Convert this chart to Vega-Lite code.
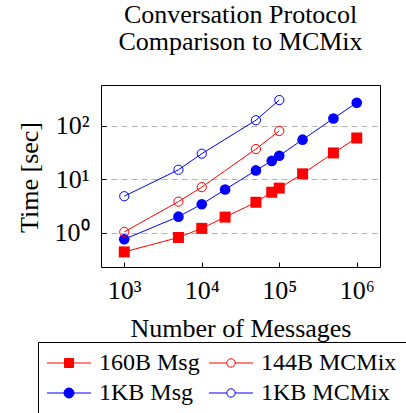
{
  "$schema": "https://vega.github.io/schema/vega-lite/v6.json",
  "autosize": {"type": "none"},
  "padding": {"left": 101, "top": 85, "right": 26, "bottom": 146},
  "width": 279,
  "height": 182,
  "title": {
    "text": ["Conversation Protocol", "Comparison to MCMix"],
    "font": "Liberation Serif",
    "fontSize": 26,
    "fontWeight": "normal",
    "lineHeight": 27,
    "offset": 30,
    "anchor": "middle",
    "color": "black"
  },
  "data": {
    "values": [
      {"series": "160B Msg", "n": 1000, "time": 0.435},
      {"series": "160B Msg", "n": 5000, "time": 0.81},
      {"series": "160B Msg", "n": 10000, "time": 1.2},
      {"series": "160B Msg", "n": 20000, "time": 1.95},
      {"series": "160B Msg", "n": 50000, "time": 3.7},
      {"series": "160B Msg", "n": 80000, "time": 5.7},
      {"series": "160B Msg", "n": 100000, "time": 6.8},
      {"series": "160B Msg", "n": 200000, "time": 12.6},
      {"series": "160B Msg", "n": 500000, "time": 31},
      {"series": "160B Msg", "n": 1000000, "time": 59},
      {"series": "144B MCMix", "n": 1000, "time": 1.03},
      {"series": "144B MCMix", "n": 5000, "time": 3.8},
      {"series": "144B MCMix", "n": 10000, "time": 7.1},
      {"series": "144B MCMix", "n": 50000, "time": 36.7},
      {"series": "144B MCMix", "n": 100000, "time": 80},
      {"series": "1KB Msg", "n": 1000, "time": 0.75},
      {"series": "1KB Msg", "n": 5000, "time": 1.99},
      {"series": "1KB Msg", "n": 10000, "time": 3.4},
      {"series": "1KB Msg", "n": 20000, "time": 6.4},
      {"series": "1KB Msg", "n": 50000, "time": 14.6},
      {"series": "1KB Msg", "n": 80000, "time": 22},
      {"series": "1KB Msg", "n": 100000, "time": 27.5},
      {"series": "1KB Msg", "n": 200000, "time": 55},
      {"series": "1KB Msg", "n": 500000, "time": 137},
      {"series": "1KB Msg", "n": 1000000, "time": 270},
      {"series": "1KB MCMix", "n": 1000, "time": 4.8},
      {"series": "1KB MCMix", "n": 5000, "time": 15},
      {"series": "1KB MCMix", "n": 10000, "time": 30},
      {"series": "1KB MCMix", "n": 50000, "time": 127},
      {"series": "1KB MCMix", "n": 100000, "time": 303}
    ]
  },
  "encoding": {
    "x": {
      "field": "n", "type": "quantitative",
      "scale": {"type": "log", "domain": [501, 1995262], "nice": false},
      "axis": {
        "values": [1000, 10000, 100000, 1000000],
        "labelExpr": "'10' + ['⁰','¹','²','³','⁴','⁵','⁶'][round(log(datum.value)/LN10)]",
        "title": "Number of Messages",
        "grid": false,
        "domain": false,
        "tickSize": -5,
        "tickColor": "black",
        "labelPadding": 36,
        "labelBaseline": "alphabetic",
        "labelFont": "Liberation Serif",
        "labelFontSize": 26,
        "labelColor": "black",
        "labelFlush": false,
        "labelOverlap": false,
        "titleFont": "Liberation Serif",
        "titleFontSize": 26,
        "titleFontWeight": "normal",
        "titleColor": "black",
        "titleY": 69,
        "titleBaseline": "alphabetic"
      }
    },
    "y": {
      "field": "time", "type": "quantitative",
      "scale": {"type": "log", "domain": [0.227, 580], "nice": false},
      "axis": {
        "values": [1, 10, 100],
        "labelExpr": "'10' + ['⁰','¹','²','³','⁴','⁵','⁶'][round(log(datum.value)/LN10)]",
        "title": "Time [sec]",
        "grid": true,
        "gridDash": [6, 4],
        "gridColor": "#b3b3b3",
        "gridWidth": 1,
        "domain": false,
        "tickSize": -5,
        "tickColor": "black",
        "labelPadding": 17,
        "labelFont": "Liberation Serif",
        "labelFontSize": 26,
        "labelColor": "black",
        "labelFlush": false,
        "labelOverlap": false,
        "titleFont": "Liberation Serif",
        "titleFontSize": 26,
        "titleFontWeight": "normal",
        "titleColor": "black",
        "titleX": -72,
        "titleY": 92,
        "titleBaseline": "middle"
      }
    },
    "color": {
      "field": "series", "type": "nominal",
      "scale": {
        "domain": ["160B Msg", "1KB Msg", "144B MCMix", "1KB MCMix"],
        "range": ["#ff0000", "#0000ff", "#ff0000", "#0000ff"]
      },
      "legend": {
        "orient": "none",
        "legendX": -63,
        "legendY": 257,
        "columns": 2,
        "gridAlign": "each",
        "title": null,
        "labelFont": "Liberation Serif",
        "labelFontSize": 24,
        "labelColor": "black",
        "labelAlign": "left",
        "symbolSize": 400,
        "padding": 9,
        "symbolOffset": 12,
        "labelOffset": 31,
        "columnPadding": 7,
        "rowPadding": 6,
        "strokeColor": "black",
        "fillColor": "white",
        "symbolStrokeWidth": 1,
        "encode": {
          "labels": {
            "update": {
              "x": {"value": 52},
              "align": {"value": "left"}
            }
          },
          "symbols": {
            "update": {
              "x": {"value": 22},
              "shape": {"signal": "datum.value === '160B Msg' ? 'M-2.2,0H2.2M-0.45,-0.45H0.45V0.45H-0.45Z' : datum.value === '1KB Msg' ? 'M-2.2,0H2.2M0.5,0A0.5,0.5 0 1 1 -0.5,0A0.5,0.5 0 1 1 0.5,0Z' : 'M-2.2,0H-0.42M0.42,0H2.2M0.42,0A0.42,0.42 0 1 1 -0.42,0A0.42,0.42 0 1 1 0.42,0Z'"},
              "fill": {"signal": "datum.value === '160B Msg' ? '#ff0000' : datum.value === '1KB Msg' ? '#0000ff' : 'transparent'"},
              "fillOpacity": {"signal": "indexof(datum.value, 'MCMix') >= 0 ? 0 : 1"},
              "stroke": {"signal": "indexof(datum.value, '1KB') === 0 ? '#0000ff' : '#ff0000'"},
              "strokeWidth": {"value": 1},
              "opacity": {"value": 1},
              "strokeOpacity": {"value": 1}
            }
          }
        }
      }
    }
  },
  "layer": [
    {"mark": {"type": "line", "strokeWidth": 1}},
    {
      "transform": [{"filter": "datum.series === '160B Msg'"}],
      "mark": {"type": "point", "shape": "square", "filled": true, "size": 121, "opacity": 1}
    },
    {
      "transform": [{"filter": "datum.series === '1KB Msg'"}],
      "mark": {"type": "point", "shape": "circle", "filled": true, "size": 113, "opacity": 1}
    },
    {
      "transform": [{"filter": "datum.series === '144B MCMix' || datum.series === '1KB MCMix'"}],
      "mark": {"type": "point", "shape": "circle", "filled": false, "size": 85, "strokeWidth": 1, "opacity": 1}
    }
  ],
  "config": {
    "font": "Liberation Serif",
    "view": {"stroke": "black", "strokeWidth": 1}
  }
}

[PROBLEM TO SOLVE] Copy the listing in full and without alteration, omitting every picture.

[TASK RESULT]
Convert this chart to Vega-Lite code.
{
  "$schema": "https://vega.github.io/schema/vega-lite/v6.json",
  "autosize": {"type": "none"},
  "padding": {"left": 101, "top": 85, "right": 26, "bottom": 146},
  "width": 279,
  "height": 182,
  "title": {
    "text": ["Conversation Protocol", "Comparison to MCMix"],
    "font": "Liberation Serif",
    "fontSize": 26,
    "fontWeight": "normal",
    "lineHeight": 27,
    "offset": 30,
    "anchor": "middle",
    "color": "black"
  },
  "data": {
    "values": [
      {"series": "160B Msg", "n": 1000, "time": 0.435},
      {"series": "160B Msg", "n": 5000, "time": 0.81},
      {"series": "160B Msg", "n": 10000, "time": 1.2},
      {"series": "160B Msg", "n": 20000, "time": 1.95},
      {"series": "160B Msg", "n": 50000, "time": 3.7},
      {"series": "160B Msg", "n": 80000, "time": 5.7},
      {"series": "160B Msg", "n": 100000, "time": 6.8},
      {"series": "160B Msg", "n": 200000, "time": 12.6},
      {"series": "160B Msg", "n": 500000, "time": 31},
      {"series": "160B Msg", "n": 1000000, "time": 59},
      {"series": "144B MCMix", "n": 1000, "time": 1.03},
      {"series": "144B MCMix", "n": 5000, "time": 3.8},
      {"series": "144B MCMix", "n": 10000, "time": 7.1},
      {"series": "144B MCMix", "n": 50000, "time": 36.7},
      {"series": "144B MCMix", "n": 100000, "time": 80},
      {"series": "1KB Msg", "n": 1000, "time": 0.75},
      {"series": "1KB Msg", "n": 5000, "time": 1.99},
      {"series": "1KB Msg", "n": 10000, "time": 3.4},
      {"series": "1KB Msg", "n": 20000, "time": 6.4},
      {"series": "1KB Msg", "n": 50000, "time": 14.6},
      {"series": "1KB Msg", "n": 80000, "time": 22},
      {"series": "1KB Msg", "n": 100000, "time": 27.5},
      {"series": "1KB Msg", "n": 200000, "time": 55},
      {"series": "1KB Msg", "n": 500000, "time": 137},
      {"series": "1KB Msg", "n": 1000000, "time": 270},
      {"series": "1KB MCMix", "n": 1000, "time": 4.8},
      {"series": "1KB MCMix", "n": 5000, "time": 15},
      {"series": "1KB MCMix", "n": 10000, "time": 30},
      {"series": "1KB MCMix", "n": 50000, "time": 127},
      {"series": "1KB MCMix", "n": 100000, "time": 303}
    ]
  },
  "encoding": {
    "x": {
      "field": "n", "type": "quantitative",
      "scale": {"type": "log", "domain": [501, 1995262], "nice": false},
      "axis": {
        "values": [1000, 10000, 100000, 1000000],
        "labelExpr": "'10' + ['⁰','¹','²','³','⁴','⁵','⁶'][round(log(datum.value)/LN10)]",
        "title": "Number of Messages",
        "grid": false,
        "domain": false,
        "tickSize": -5,
        "tickColor": "black",
        "labelPadding": 36,
        "labelBaseline": "alphabetic",
        "labelFont": "Liberation Serif",
        "labelFontSize": 26,
        "labelColor": "black",
        "labelFlush": false,
        "labelOverlap": false,
        "titleFont": "Liberation Serif",
        "titleFontSize": 26,
        "titleFontWeight": "normal",
        "titleColor": "black",
        "titleY": 69,
        "titleBaseline": "alphabetic"
      }
    },
    "y": {
      "field": "time", "type": "quantitative",
      "scale": {"type": "log", "domain": [0.227, 580], "nice": false},
      "axis": {
        "values": [1, 10, 100],
        "labelExpr": "'10' + ['⁰','¹','²','³','⁴','⁵','⁶'][round(log(datum.value)/LN10)]",
        "title": "Time [sec]",
        "grid": true,
        "gridDash": [6, 4],
        "gridColor": "#b3b3b3",
        "gridWidth": 1,
        "domain": false,
        "tickSize": -5,
        "tickColor": "black",
        "labelPadding": 17,
        "labelFont": "Liberation Serif",
        "labelFontSize": 26,
        "labelColor": "black",
        "labelFlush": false,
        "labelOverlap": false,
        "titleFont": "Liberation Serif",
        "titleFontSize": 26,
        "titleFontWeight": "normal",
        "titleColor": "black",
        "titleX": -72,
        "titleY": 92,
        "titleBaseline": "middle"
      }
    },
    "color": {
      "field": "series", "type": "nominal",
      "scale": {
        "domain": ["160B Msg", "1KB Msg", "144B MCMix", "1KB MCMix"],
        "range": ["#ff0000", "#0000ff", "#ff0000", "#0000ff"]
      },
      "legend": {
        "orient": "none",
        "legendX": -63,
        "legendY": 257,
        "columns": 2,
        "gridAlign": "each",
        "title": null,
        "labelFont": "Liberation Serif",
        "labelFontSize": 24,
        "labelColor": "black",
        "labelAlign": "left",
        "symbolSize": 400,
        "padding": 9,
        "symbolOffset": 12,
        "labelOffset": 31,
        "columnPadding": 7,
        "rowPadding": 6,
        "strokeColor": "black",
        "fillColor": "white",
        "symbolStrokeWidth": 1,
        "encode": {
          "labels": {
            "update": {
              "x": {"value": 52},
              "align": {"value": "left"}
            }
          },
          "symbols": {
            "update": {
              "x": {"value": 22},
              "shape": {"signal": "datum.value === '160B Msg' ? 'M-2.2,0H2.2M-0.45,-0.45H0.45V0.45H-0.45Z' : datum.value === '1KB Msg' ? 'M-2.2,0H2.2M0.5,0A0.5,0.5 0 1 1 -0.5,0A0.5,0.5 0 1 1 0.5,0Z' : 'M-2.2,0H-0.42M0.42,0H2.2M0.42,0A0.42,0.42 0 1 1 -0.42,0A0.42,0.42 0 1 1 0.42,0Z'"},
              "fill": {"signal": "datum.value === '160B Msg' ? '#ff0000' : datum.value === '1KB Msg' ? '#0000ff' : 'transparent'"},
              "fillOpacity": {"signal": "indexof(datum.value, 'MCMix') >= 0 ? 0 : 1"},
              "stroke": {"signal": "indexof(datum.value, '1KB') === 0 ? '#0000ff' : '#ff0000'"},
              "strokeWidth": {"value": 1},
              "opacity": {"value": 1},
              "strokeOpacity": {"value": 1}
            }
          }
        }
      }
    }
  },
  "layer": [
    {"mark": {"type": "line", "strokeWidth": 1}},
    {
      "transform": [{"filter": "datum.series === '160B Msg'"}],
      "mark": {"type": "point", "shape": "square", "filled": true, "size": 121, "opacity": 1}
    },
    {
      "transform": [{"filter": "datum.series === '1KB Msg'"}],
      "mark": {"type": "point", "shape": "circle", "filled": true, "size": 113, "opacity": 1}
    },
    {
      "transform": [{"filter": "datum.series === '144B MCMix' || datum.series === '1KB MCMix'"}],
      "mark": {"type": "point", "shape": "circle", "filled": false, "size": 85, "strokeWidth": 1, "opacity": 1}
    }
  ],
  "config": {
    "font": "Liberation Serif",
    "view": {"stroke": "black", "strokeWidth": 1}
  }
}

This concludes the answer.